December 15, 2008, 07:45 PM
Either keep the 1911, change the grip safety, and get a Marvel ( conversion unit, or check out CZ's.

December 15, 2008, 10:00 PM
If the gun works well, keep it and add the BT.

December 15, 2008, 10:14 PM
I voted to sell the 1911 and get a 22.

The gun to get is a S&W M&P 45 Compact. I was going advocate a SIG P220 Carry, but the M&P is far more concealable while maintaining a Glock 19 size. This gets you 8+1 capacity in a gun that 1/4" shorter than a Glock 19. Now that's efficient!

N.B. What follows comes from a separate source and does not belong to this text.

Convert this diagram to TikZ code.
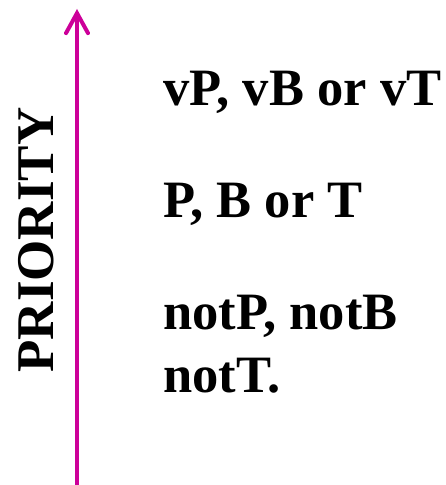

I found that the M&P (which I don't own BTW) is very, very controllable. I was able to shoot it very fast. It's pointability is adjustable due to the different grips that are available (this matters to some people). It works great with both sighted and point shooting.

As for the 22...any one of the major brands should be OK. I like the Ruger 22/45 and the Browning Buckmark.

I've had mixed results with 22 conversions. I had a Ciener kit that worked great on a Springfield Armory Loaded frame. My Advantage Arms 22 conversion for Glock is only fair in terms of reliability. You'll probably just end up buying a bunch of kits and guns until you find the combination that's right for you.

December 15, 2008, 11:24 PM
I sold my 1911 for just about what I paid for it, bought a Buckmark and a ton of ammo, and never looked back. The Browning is now my favorite, most fun to shoot pistol in the safe.